Segi-segi geologi pemukiman siswa juga perlu dijadikan materi pelajaran, misalnya menyangkut jenis tanah, kemiringan, bebatuan, dll. Untuk memahami potensi-potensi bencana yang bisa terjadi sewaktu-waktu, seperti longsor atau pergerakan permukaan tanah. Demikian pula jika pemukiman siswa berdekatan dengan pegunungan dengan beberapa puncak, bebukitan, maka siswa di daerah ini harus mengetahui aspek-aspek vulkanologinya.Â
Dengan demikian, siswa yang bermukim di desa-desa di sepanjang lereng pegunungan yang membelah Pulau Bali menjadi dua bagian, utara dan selatan, membentang dari ujung barat (Gilimanuk) hingga timur (Karangasem), dengan sejumlah puncak, jangan hanya dilihat sebagai ikon-ikon religius atau faktor-faktor keindahan alam tetapi adalah jejak yang jelas bahwa Bali ada di daerah cincin api dan pulau ini adalah terbentuk melalui peristiwa vulkanik pada masa purba. Adanya mata air panas di seuatu desa, jangan hanya dilihat dari aspek rekreasinya tetapi juga adalah tanda-tanda gunung berapi aktif.
Dengan kesadaran dan pemahaman mengenai bencana alam yang dibangun di atas realitas fisika, geologi, vulkanologi, sebagai pemahaman pengimbang adanya rasa aman sepanjang tahun bahwa tidak akan ada bencana apapun, maka jika suatu kali bencana terjadi, maka secara mental masyarakat telah siap sehingga trauma tidak terjadi secara massal dan berkepanjangan.
Tujuan pelajaran kebencanaan adalah untuk membangun sikap waspada dan realistis dalam menyikapi bencana. Bencana sebagai proses fisika atau karena kerja alam dan bumi tempat masyarakat berkembang. Aspek kewaktuan terjadinya bencana memang tidak bisa dipastikan sehingga dalam rentang empat dekade misalnya, sama sekali tidak pernah ada bencana yang mana keadaan ini tidak bisa dijadikan cara pandang bahwa hidup aman dari pencana.
Peranan kurikulum bencana alam adalah menyambung dan merawat ingatan sosial terhadap bencana bahwa di suatu wilayah pernah terjadi bencana tertentu dan kemungkinan besar akan berulang.
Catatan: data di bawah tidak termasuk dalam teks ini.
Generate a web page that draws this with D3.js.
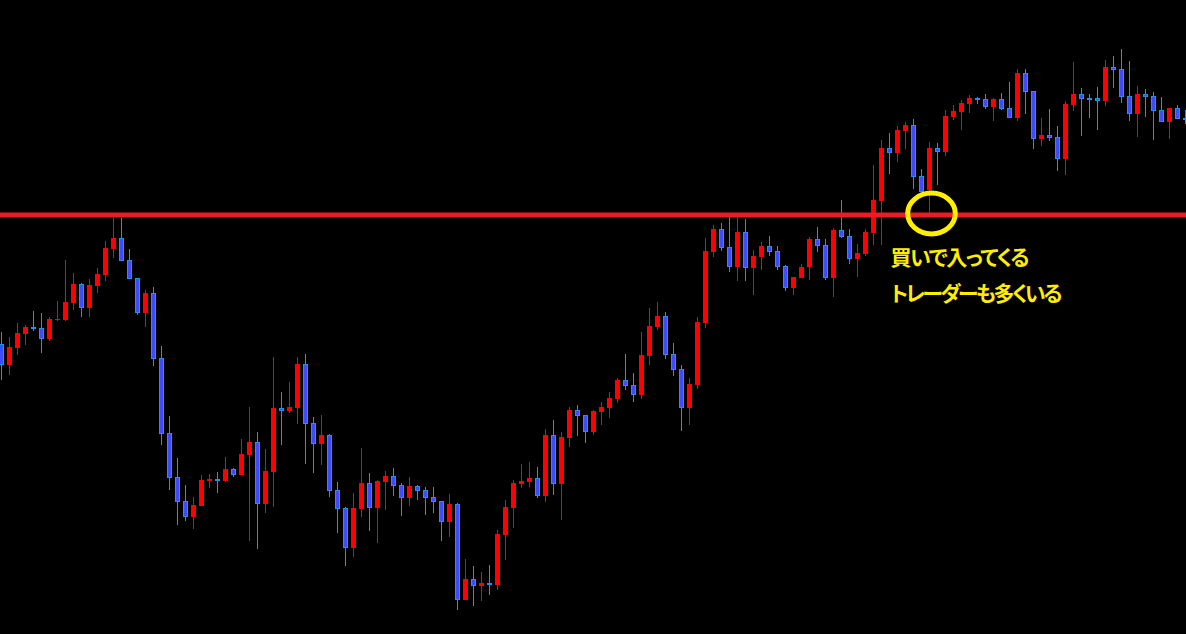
<!DOCTYPE html>
<html>
<head>
<meta charset="utf-8">
<script src="https://cdn.jsdelivr.net/npm/d3@7"></script>
<style>
  html, body { margin: 0; padding: 0; background: #000; overflow: hidden; }
  svg { display: block; }
  .note { font-feature-settings: "palt"; }
</style>
</head>
<body>
<div id="container"></div>
<script>
const width = 1186;
const height = 634;

// OHLC prices, one candle per bar (oldest first)
const open = [
  106.56,106.35,106.52,106.66,106.73,106.72,106.61,106.80,106.80,106.97,
  107.16,106.92,107.14,107.25,107.51,107.62,107.40,107.22,106.87,107.07,
  106.42,105.67,105.23,104.99,104.83,104.94,105.19,105.21,105.19,105.31,
  105.25,105.45,105.58,104.96,105.28,105.92,105.89,105.92,106.36,105.77,
  105.56,105.65,105.10,104.92,104.52,104.91,105.17,104.92,105.18,105.24,
  105.15,105.02,105.14,105.10,105.03,104.99,104.78,104.96,104.00,104.21,
  104.14,104.17,104.15,104.65,104.92,105.16,105.18,105.22,105.04,105.65,
  105.16,105.62,105.90,105.85,105.68,105.88,105.92,106.01,106.20,106.15,
  106.05,106.44,106.73,106.84,106.46,106.31,105.92,106.15,106.77,107.48,
  107.71,107.53,107.33,107.68,107.32,107.43,107.54,107.49,107.34,107.12,
  107.22,107.33,107.61,107.55,107.22,107.70,107.64,107.41,107.46,107.67,
  107.99,108.52,108.47,108.69,108.75,108.24,108.10,108.52,108.48,108.83,
  108.88,108.96,109.02,109.01,108.93,109.01,108.92,108.82,109.27,109.09,
  108.61,108.65,108.63,108.41,108.95,109.06,109.02,109.02,108.99,109.33,
  109.31,109.04,108.86,109.06,109.04,108.90,108.78,108.92,108.82
];
const high = [
  106.68,106.63,106.77,106.75,106.89,106.87,106.83,106.99,107.40,107.27,
  107.17,107.21,107.32,107.59,107.82,107.82,107.51,107.22,107.10,107.13,
  106.54,105.84,105.42,105.15,105.03,105.25,105.26,105.28,105.43,105.32,
  105.61,105.93,105.68,105.51,106.43,106.08,106.18,106.43,106.46,105.83,
  105.85,105.66,105.18,104.93,105.07,105.52,105.27,105.20,105.29,105.32,
  105.17,105.23,105.15,105.13,105.13,104.99,105.06,104.97,104.41,104.34,
  104.28,104.35,104.70,105.00,105.20,105.36,105.38,105.33,105.71,105.80,
  105.68,105.93,105.95,105.85,105.90,105.98,106.08,106.22,106.46,106.27,
  106.68,106.92,106.98,106.88,106.57,106.35,106.22,106.83,107.62,107.75,
  107.77,107.84,107.84,107.81,107.50,107.58,107.64,107.54,107.35,107.23,
  107.36,107.63,107.73,107.61,107.72,108.00,107.71,107.56,107.71,108.35,
  108.60,108.67,108.74,108.78,108.81,108.31,108.58,108.57,108.90,108.95,
  109.00,109.05,109.03,109.06,109.02,109.07,109.18,109.31,109.31,109.09,
  108.82,108.91,108.74,108.99,109.38,109.12,109.06,109.13,109.40,109.44,
  109.51,109.39,109.14,109.11,109.08,109.03,108.92,108.95,108.90
];
const low = [
  106.20,106.25,106.45,106.55,106.69,106.47,106.59,106.79,106.79,106.90,
  106.83,106.83,107.07,107.19,107.42,107.39,107.21,106.85,106.73,106.34,
  105.55,105.10,104.75,104.79,104.71,104.94,105.12,105.07,105.18,105.23,
  105.25,104.59,104.51,104.87,104.93,105.55,105.87,105.76,105.36,105.27,
  105.35,105.03,104.67,104.34,104.43,104.83,104.69,104.57,104.90,105.04,
  104.84,104.94,105.00,104.85,104.87,104.59,104.63,103.90,104.00,103.94,
  103.99,104.05,104.10,104.40,104.72,105.12,105.13,105.02,104.98,105.05,
  104.80,105.53,105.64,105.57,105.65,105.75,105.82,105.97,106.10,105.98,
  106.01,106.35,106.70,106.41,106.24,105.69,105.75,106.11,106.72,107.43,
  107.49,107.28,107.19,107.19,107.05,107.30,107.44,107.30,107.09,107.05,
  107.22,107.20,107.48,107.20,107.03,107.62,107.36,107.23,107.44,107.55,
  107.55,108.26,108.38,108.51,108.11,108.08,107.87,108.15,108.44,108.80,
  108.70,108.87,108.96,108.91,108.79,108.90,108.82,108.79,108.86,108.51,
  108.54,108.59,108.29,108.25,108.89,108.64,108.82,108.70,108.94,109.12,
  108.97,108.79,108.63,108.83,108.60,108.78,108.61,108.81,108.76
];
const close = [
  106.35,106.53,106.67,106.73,106.71,106.61,106.81,106.81,106.98,107.16,
  106.92,107.15,107.26,107.52,107.62,107.39,107.21,106.87,107.07,106.41,
  105.66,105.22,104.98,104.83,104.95,105.20,105.21,105.19,105.31,105.25,
  105.46,105.58,104.96,105.29,105.92,105.89,105.93,106.36,105.76,105.56,
  105.65,105.09,104.91,104.52,104.92,105.17,104.92,105.19,105.24,105.14,
  105.02,105.14,105.09,105.02,104.98,104.78,104.96,104.00,104.21,104.14,
  104.17,104.15,104.66,104.93,105.17,105.19,105.22,105.04,105.65,105.16,
  105.63,105.90,105.84,105.68,105.89,105.93,106.02,106.20,106.14,106.05,
  106.45,106.74,106.84,106.45,106.30,105.92,106.16,106.78,107.49,107.71,
  107.52,107.33,107.68,107.32,107.44,107.54,107.48,107.33,107.12,107.23,
  107.33,107.61,107.54,107.22,107.70,107.63,107.41,107.47,107.68,108.00,
  108.52,108.47,108.70,108.75,108.23,108.08,108.52,108.48,108.84,108.89,
  108.97,109.02,109.00,108.93,109.01,108.91,108.82,109.27,109.08,108.61,
  108.65,108.62,108.41,108.96,109.06,109.01,109.01,108.99,109.33,109.30,
  109.03,108.86,109.06,109.03,108.89,108.78,108.92,108.81,108.81
];

// resistance line and annotation
const lineLevel = 107.85;
const markIndex = 116;
const noteLines = ["買いで入ってくる", "トレーダーも多くいる"];

const candles = open.map((o, i) => ({ i: i, o: o, h: high[i], l: low[i], c: close[i] }));

// colours (red = up, blue = down)
const upColor = "#ff0000";
const downFill = "#3c4cff";
const downLine = "#1e90ff";

const x = d3.scaleLinear()
  .domain([0, candles.length - 1])
  .range([1.5, 1.5 + 8 * (candles.length - 1)]);

const y = d3.scaleLinear()
  .domain([110 - height / 100, 110])
  .range([height, 0]);

let svg = d3.select("#container")
  .append("svg")
  .attr("width", width)
  .attr("height", height)
  .style("background", "#000");

// wicks
svg.append("g")
  .selectAll("line")
  .data(candles)
  .enter()
  .append("line")
  .attr("x1", d => x(d.i))
  .attr("x2", d => x(d.i))
  .attr("y1", d => Math.round(y(d.h)))
  .attr("y2", d => Math.round(y(d.l)))
  .attr("stroke", d => d.c >= d.o ? upColor : downLine)
  .attr("stroke-width", 1)
  .attr("shape-rendering", "crispEdges");

// bodies
svg.append("g")
  .selectAll("rect")
  .data(candles)
  .enter()
  .append("rect")
  .attr("x", d => d.c >= d.o ? x(d.i) - 2.5 : x(d.i) - 2)
  .attr("width", d => d.c >= d.o ? 5 : 4)
  .attr("y", d => {
    const top = Math.round(y(Math.max(d.o, d.c)));
    return d.c >= d.o ? top : top + 0.5;
  })
  .attr("height", d => {
    const hgt = Math.max(1, Math.round(y(Math.min(d.o, d.c))) - Math.round(y(Math.max(d.o, d.c))));
    return d.c >= d.o ? hgt : Math.max(1, hgt - 1);
  })
  .attr("fill", d => d.c >= d.o ? upColor : downFill)
  .attr("stroke", d => d.c >= d.o ? "none" : downLine)
  .attr("stroke-width", 1)
  .attr("shape-rendering", "crispEdges");

// horizontal resistance line
svg.append("line")
  .attr("x1", 0)
  .attr("x2", width)
  .attr("y1", y(lineLevel))
  .attr("y2", y(lineLevel))
  .attr("stroke", "#ed1c24")
  .attr("stroke-width", 5);

// yellow circle where the price touches the line
svg.append("ellipse")
  .attr("cx", x(markIndex) + 2)
  .attr("cy", y(lineLevel) - 1.5)
  .attr("rx", 23.8)
  .attr("ry", 20.4)
  .attr("fill", "none")
  .attr("stroke", "#ffee00")
  .attr("stroke-width", 5);

// annotation text
const noteWidths = [139, 172];
svg.append("g")
  .selectAll("text")
  .data(noteLines)
  .enter()
  .append("text")
  .attr("class", "note")
  .attr("x", 890.5)
  .attr("y", (d, i) => 265 + i * 35.5)
  .attr("textLength", (d, i) => noteWidths[i])
  .attr("lengthAdjust", "spacing")
  .attr("fill", "#ffee00")
  .attr("font-family", "'Noto Sans CJK JP', sans-serif")
  .attr("font-weight", "bold")
  .attr("font-size", 21)
  .text(d => d);
</script>
</body>
</html>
Membangun ingatan atau kesadaran siswa atas bencana menjadi tekanan penting dalam kurikulum bencana alam.
Ingatan yang tetap terpeliharan terhadap bencana dan hal ini membentuk kesadaran positif atau sikap realistis juga diimbangi dengan teknik menghadapi bencana yang dapat berupa dikembangkannya berbagai pelatihan menghadapi bencana. Lebih jauh lagi memilih teknologi pemukiman yang aman dari dampak bencana, seperti bangunan, di daerah mana aman untuk bermukim, serta pengembangan sikap sosial (bahu-membahu) ketika bencana terjadi.
Para guru yang akan melaksanakan integrasi pelajaran atau materi kebencanaan dalam pelajaran yang mereka asuh harus dibekali dengan pemahaman adanya kesadaran terhadap bencana yang mungkin tidak bisa terintegrasi pada semua mata pelajaran.Â
Kajian-kajian awal di sekolah harus sudah dilakukan secara mandiri, misalnya merumuskan mata pelajaran mana yang bisa lebih tepat atau pas untuk mengintegrasikan materi kebencanaan; serta menyusun kurikulum lokal kebencanaan yang berdasar pada sejarah lokal, geologi, dan vulkanologi kontekstual.
Kurikulum lokal mengenai kebencanaan tampaknya jauh lebih bermakna ketimbang kurikulum kebencanaan secara umum. Untuk siswa di Bali misalnya, harus ada satu kurikulum yang lebih umum, menyangkut aspek kebencanaan Bali karena posisi geologi pulau ini, ada dalam jaringan cincin api dan berbatasan dengan laut lepas.
Di samping itu ada rumusan-rumusan kurikulum lokal sesuai dengan konteks geologi, vulkanologi siswa, sehingga akan terjadi perbedaan materi bencana antara siswa di pegunungan dan di pantai. Dari kurikulum ini lantas disusun materi pelajaran yang praktis dan kontekstual, melalui teknik pelajaran yang tepat, kesadaran terhadap kebencanaan akan terinternalisasi pada diri siswa.
Sekolah-sekolah perlu memiliki program-program kebencanaan yang menjadi agenda semesteran atau tahunan di sekolah tersebut, seperti diskusi film mengenai suatu bencana, pelatihan menghadapi bencana gunung berapi, cara-cara melindungi diri dari gempa, dll.